Your question seems to be about the ozone layer, but shows some misunderstanding.
First, ozone, $\ce{O3}$, absorbs some "radiation", specifically electromagnetic radiation, e.g. visible light or ultraviolet light (UV), as do many other gases. This absorption is not the same for all wavelength ("colors"), but in the UV region peaks about 250 nm, which is a good thing for us, because plants and animals have not evolved good protection from that light, and the small amount of $\ce{O3}$ in the upper atmosphere is enough to block most of that UV. Sulfur dioxide, $\ce{SO2}$, released in volcanic eruptions, is also able to absorb 250 nm UV. Molecular oxygen, $\ce{O2}$, absorbs "vacuum UV", 10-100 nm, which otherwise would be a problem.
Second, Earth is continually bombarded by another type of "radiation", particles such as cosmic rays and solar energetic particles. Rather than electromagnetic energy, these are made of particulate matter such as protons or nitrogen nuclei. All gases, in fact all matter, help block these particles. Magnetic fields such as that of the Earth help divert them around the planet, too, but there is some question whether a magnetic field is essential to blocking particulate radiation. Here at the bottom of the atmosphere there is a column of air weighing about a kilogram over each square centimeter, which is sufficient to block primary cosmic rays, though a showers of weaker secondary particles do reach the surface. There is no advantage to a conductive Faraday cage to protect the Earth.
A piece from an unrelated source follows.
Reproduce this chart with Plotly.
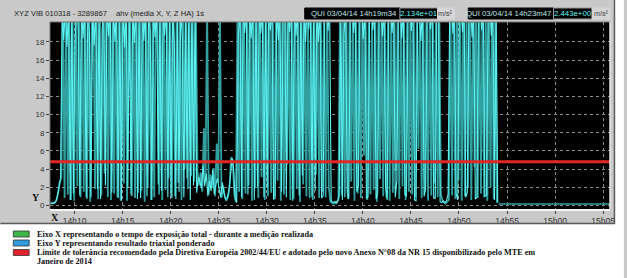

Third, all gases conduct electricity when ionized. The majority of air is nitrogen, oxygen and argon, which produce various colors in an aurora. Though magnificent to watch, aurorae are simply evidence of energetic particles trapped in a magnetic field, ionizing the upper atmosphere. This layer of the atmosphere is called the ionosphere, and is responsible for long-distance radio communication. It's height varies from day to night and with solar storms.